Rachel Weisz, Simon Russell Beale, Tom Hiddleston
La passion amoureuse et ses mystères. Depuis toujours bouleversants, irrationnels et dévastateurs.
Ils sont ici observés avec une minutie formelle étrangement ringarde et tourmentée pour ceux et celles qui en ont marre des histoires dans lesquelles une héroïne est condamnée (colonisée par une vision masculine ?) à n’éprouver la découverte de la ferveur charnelle que dans la culpabilité et l’échec.
Hester Collyer, lumineusement incarnée par Rachel Weisz, quitte un époux âgé et douillettement ennuyeux pour un homme plus jeune qu’elle (*). Dont les nerfs ébranlés par 4 années de Royal Air Force durant la seconde guerre mondiale rendent toute construction de liaison permanente aléatoire.
De Terence Davies (« The long day closes », « Of time and the city ») on connaît le goût pour la nostalgie. Goût parfaitement supportable quand il ne devient pas comme ici complaisance et sensibilité névrotique qui enferment les personnages dans des schémas qui excluent toute possibilité d’évolution.
Chacun des amants inscrits, avec une passivité morbide, dans la même incapacité de faire face à la réalité. Chacun enfermé dans leur envie de fuir. De se fuir jusqu’au suicide (**).
« The deep blue… » est l’adaptation d’une pièce de théâtre de Terence Rattigan, célèbre dans les années 1950, qui partage avec le réalisateur l’intérêt pour les sentiments âpres et l’aptitude au malaise (amertume ?) vis-à-vis du monde dont ils sont les contemporains.
La mise en scène de Davies, on le sait, est reconnaissable entre toutes.

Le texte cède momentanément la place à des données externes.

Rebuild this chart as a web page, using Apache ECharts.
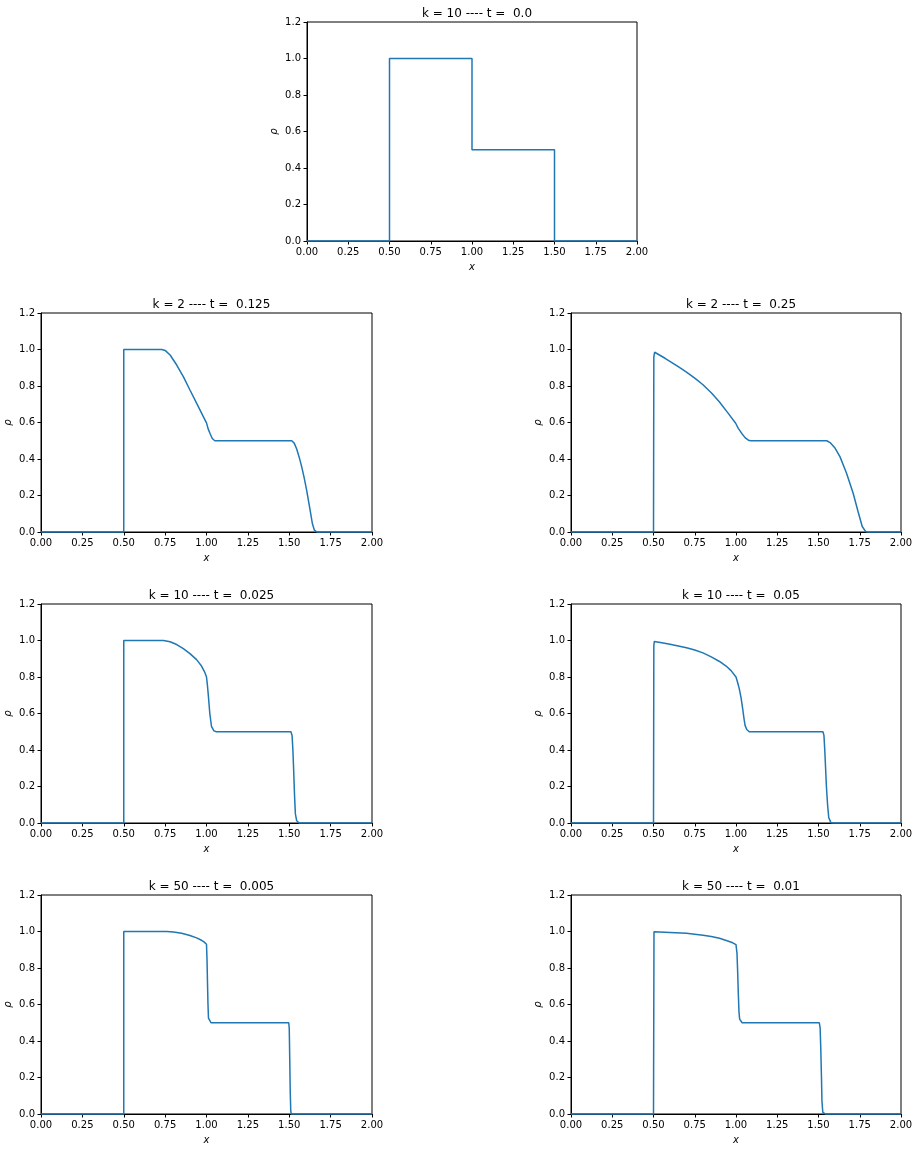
<!DOCTYPE html>
<html>
<head>
<meta charset="utf-8">
<script src="https://cdn.jsdelivr.net/npm/echarts@6/dist/echarts.min.js"></script>
<style>
  html, body { margin: 0; padding: 0; background: #fff; }
  #chart { width: 919px; height: 1149px; }
</style>
</head>
<body>
<div id="chart"></div>
<script>
// tick values shared by every panel
const xTicks = [0, 0.25, 0.5, 0.75, 1.0, 1.25, 1.5, 1.75, 2.0];
const yTicks = [0, 0.2, 0.4, 0.6, 0.8, 1.0, 1.2];

const titles = [
  'k = 10 ---- t =  0.0',
  'k = 2 ---- t =  0.125',
  'k = 2 ---- t =  0.25',
  'k = 10 ---- t =  0.025',
  'k = 10 ---- t =  0.05',
  'k = 50 ---- t =  0.005',
  'k = 50 ---- t =  0.01',
];

// density profiles [x, rho]
// (neighbouring points kept > 2px apart, echarts drops closer ones)
const k10t0 = [[0,0],[0.5,0],[0.5,1],[1.0,1],[1.0,0.5],[1.5,0.5],[1.5,0],[2,0]];

const k2t0125 = [[0,0],[0.5,0],[0.5,1.0],[0.73,1.0],[0.75,0.995],[0.78,0.97],[0.82,0.915],[0.86,0.851],
  [0.9,0.778],[0.94,0.706],[0.98,0.634],[1.0,0.598],[1.01,0.565],[1.022,0.538],[1.035,0.512],[1.05,0.5],
  [1.515,0.5],[1.53,0.487],[1.545,0.455],[1.56,0.41],[1.575,0.358],[1.59,0.298],[1.605,0.23],
  [1.625,0.125],[1.64,0.045],[1.652,0.01],[1.667,0],[2,0]];

const k2t025 = [[0,0],[0.5,0],[0.502,0.96],[0.507,0.985],[0.57,0.952],[0.65,0.906],[0.7,0.876],
  [0.752,0.842],[0.8,0.807],[0.853,0.76],[0.9,0.712],[0.953,0.65],[0.998,0.596],[1.014,0.568],
  [1.035,0.54],[1.055,0.517],[1.075,0.503],[1.09,0.5],[1.55,0.5],[1.57,0.49],[1.6,0.46],[1.63,0.413],
  [1.67,0.322],[1.71,0.212],[1.74,0.111],[1.765,0.03],[1.785,0.003],[1.8,0],[2,0]];

const k10t0025 = [[0,0],[0.5,0],[0.5,1.0],[0.74,1.0],[0.78,0.993],[0.82,0.978],[0.86,0.955],[0.9,0.928],
  [0.94,0.895],[0.97,0.86],[0.99,0.825],[1.0,0.8],[1.005,0.76],[1.012,0.69],[1.02,0.6],[1.03,0.53],
  [1.045,0.505],[1.06,0.5],[1.51,0.5],[1.517,0.48],[1.522,0.4],[1.527,0.28],[1.532,0.15],[1.537,0.05],
  [1.545,0.012],[1.56,0],[2,0]];

const k10t005 = [[0,0],[0.5,0],[0.502,0.97],[0.505,0.995],[0.55,0.988],[0.6,0.98],[0.65,0.97],[0.7,0.96],
  [0.75,0.948],[0.8,0.932],[0.85,0.91],[0.9,0.885],[0.94,0.86],[0.97,0.835],[1.0,0.8],[1.01,0.77],
  [1.02,0.735],[1.03,0.69],[1.04,0.63],[1.048,0.575],[1.055,0.535],[1.065,0.512],[1.08,0.5],[1.527,0.5],
  [1.533,0.48],[1.538,0.4],[1.543,0.3],[1.548,0.2],[1.555,0.1],[1.562,0.03],[1.575,0.002],[1.59,0],[2,0]];

const k50t0005 = [[0,0],[0.5,0],[0.5,1.0],[0.76,1.0],[0.8,0.997],[0.85,0.99],[0.9,0.978],[0.94,0.965],
  [0.97,0.952],[0.985,0.943],[1.0,0.93],[1.003,0.85],[1.006,0.72],[1.009,0.6],[1.012,0.525],[1.027,0.5],
  [1.497,0.5],[1.5,0.47],[1.503,0.3],[1.506,0.12],[1.509,0.02],[1.512,0],[2,0]];

const k50t001 = [[0,0],[0.5,0],[0.503,0.998],[0.6,0.995],[0.7,0.99],[0.8,0.98],[0.85,0.973],
  [0.9,0.963],[0.95,0.948],[0.98,0.938],[1.0,0.928],[1.006,0.88],[1.01,0.78],[1.014,0.66],[1.018,0.56],
  [1.022,0.52],[1.037,0.5],[1.505,0.5],[1.51,0.47],[1.514,0.35],[1.518,0.2],[1.521,0.07],[1.526,0.01],
  [1.541,0],[2,0]];

const profiles = [k10t0, k2t0125, k2t025, k10t0025, k10t005, k50t0005, k50t001];

// panel boxes in pixels: left, top, width, height
const boxes = [
  [307, 22, 330, 219],
  [41, 313, 331, 219], [571, 313, 330, 219],
  [41, 604, 331, 219], [571, 604, 330, 219],
  [41, 895, 331, 219], [571, 895, 330, 219],
];

const FONT = 'DejaVu Sans';
const chart = echarts.init(document.getElementById('chart'));

const grid = [], xAxis = [], yAxis = [], series = [], title = [];
boxes.forEach(([l, t, w, h], i) => {
  grid.push({ left: l, top: t, width: w, height: h, show: true,
    borderColor: '#000', borderWidth: 1, backgroundColor: '#fff' });
  title.push({ text: titles[i], left: l + w / 2, top: t - 19, textAlign: 'center',
    textStyle: { fontFamily: FONT, fontSize: 12, fontWeight: 'normal', color: '#000' } });
  xAxis.push({ type: 'value', gridIndex: i, min: xTicks[0], max: xTicks[xTicks.length - 1], interval: 0.25,
    name: 'x', nameLocation: 'middle', nameGap: 21,
    nameTextStyle: { fontFamily: FONT, fontSize: 10, fontStyle: 'italic', color: '#000' },
    axisLine: { show: true, onZero: false, lineStyle: { color: '#000', width: 1 } },
    axisTick: { show: true, length: 3.5, lineStyle: { color: '#000' } },
    axisLabel: { fontFamily: FONT, fontSize: 10, color: '#000', margin: 6,
      formatter: v => v.toFixed(2) },
    splitLine: { show: false } });
  yAxis.push({ type: 'value', gridIndex: i, min: yTicks[0], max: yTicks[yTicks.length - 1], interval: 0.2,
    name: 'ρ', nameLocation: 'middle', nameGap: 28, nameRotate: 90,
    nameTextStyle: { fontFamily: FONT, fontSize: 10, fontStyle: 'italic', color: '#000' },
    axisLine: { show: true, lineStyle: { color: '#000', width: 1 } },
    axisTick: { show: true, length: 3.5, lineStyle: { color: '#000' } },
    axisLabel: { fontFamily: FONT, fontSize: 10, color: '#000', margin: 6,
      formatter: v => v.toFixed(1) },
    splitLine: { show: false } });
  series.push({ type: 'line', xAxisIndex: i, yAxisIndex: i, data: profiles[i],
    showSymbol: false, symbol: 'none', animation: false, clip: false,
    lineStyle: { color: '#1f77b4', width: 1.5 } });
});

chart.setOption({ animation: false, title, grid, xAxis, yAxis, series });
</script>
</body>
</html>
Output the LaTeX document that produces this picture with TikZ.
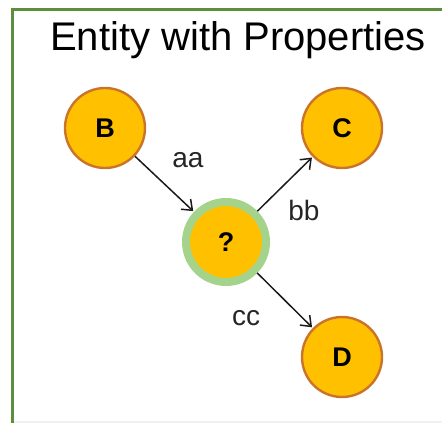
\documentclass[tikz,border=0pt]{standalone}
\usepackage{fontspec}
\setmainfont{Liberation Sans}
\usetikzlibrary{arrows.meta}
\definecolor{framegreen}{HTML}{5B8F3E}
\definecolor{ringgreen}{HTML}{A6D38C}
\definecolor{nodefill}{HTML}{FFC000}
\definecolor{nodeedge}{HTML}{C9742A}
\definecolor{arrowgray}{HTML}{1A1A1A}
\tikzset{
  entity/.style={circle, fill=nodefill, draw=nodeedge, line width=2.4pt,
    minimum size=80pt, inner sep=0pt,
    font=\fontsize{27}{27}\selectfont\bfseries},
  unknown/.style={circle, fill=nodefill, draw=ringgreen, line width=8pt,
    minimum size=80pt, inner sep=0pt,
    font=\fontsize{27}{27}\selectfont\bfseries},
  rel/.style={draw=arrowgray, line width=1.5pt,
    -{Straight Barb[length=9pt,width=14pt,line width=1.5pt]}, shorten >=1pt},
  rellabel/.style={font=\fontsize{28}{28}\selectfont, text=black!85},
}
\begin{document}
\begin{tikzpicture}[x=1pt,y=-1pt]
  \useasboundingbox (0,0) rectangle (442,423);
  % frame
  \draw[gray!12, line width=1.2pt] (14,422) -- (442,422);
  \draw[framegreen, line width=3pt] (12,423) -- (12,9) -- (442,9);
  % title
  \node[anchor=base, font=\fontsize{40}{40}\selectfont] (title) at (238,50) {Entity with Properties};
  % entities
  \node[entity] (B) at (105,128) {B};
  \node[entity] (C) at (342,128) {C};
  \node[unknown] (Q) at (226,242) {?};
  \node[entity] (D) at (342,357) {D};
  % relations
  \draw[rel] (B) -- (Q);
  \draw[rel] (Q) -- (C);
  \draw[rel] (Q) -- (D);
  \node[rellabel] (laa) at (188,160) {aa};
  \node[rellabel] (lbb) at (304,210) {bb};
  \node[rellabel] (lcc) at (246,318) {cc};
\end{tikzpicture}
\end{document}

Atypie qui n’est pas nécessairement synonyme d’extra-ordinaire lorsqu’elle succombe sans retenue à une symbolique appuyée, à un resserrement des plans proche de l’étouffement du confessionnal (reflet de la reliogisité du cinéaste ?) et à une ornementation musicale qui par sa tentaculaire présence rend, pour une semaine au moins, allergique à toutes notes sortant d’un violon.
Davies a une prédilection pour le romanesque désespéré, les destins tragiques, les cheminements faits de souffrance et les situations dans lesquelles le présent est sans issue, plombé par les effets d’un passé trop émotionnellement (lyriquement ?) remémoré.
On regrette que ne fassent pas partie de ses partis pris l’envie de défendre une femme qui ne soit pas tentée par le déclassement social (« The house of Mirth ») et le fétichisme de la relation qui, parce qu’impossible, la rendra malheureuse.
« Comme cela s’appelle-t-il quand le jour se lève comme aujourd’hui et que tout est gâché, que tout est saccagé … ? Cela … s’appelle l’aurore » - in « Electre » de Giraudoux.
Dommage qu’il y ait si peu d’aurores dans le cinéma de Terence Davies. (mca)
(*) interprété par un Tom Hidddleston dont la prestation ne gagne pas à être comparée à celle de Colin Firth dans la mise en scène de Karel Reiz pour la BBC en 1994.
(**) Dans « The end of an affair » de Neil Jordan, drame qui présente plus d’un point de comparaison avec « The deep blue… », Julianne Moore choisit le refuge de la foi.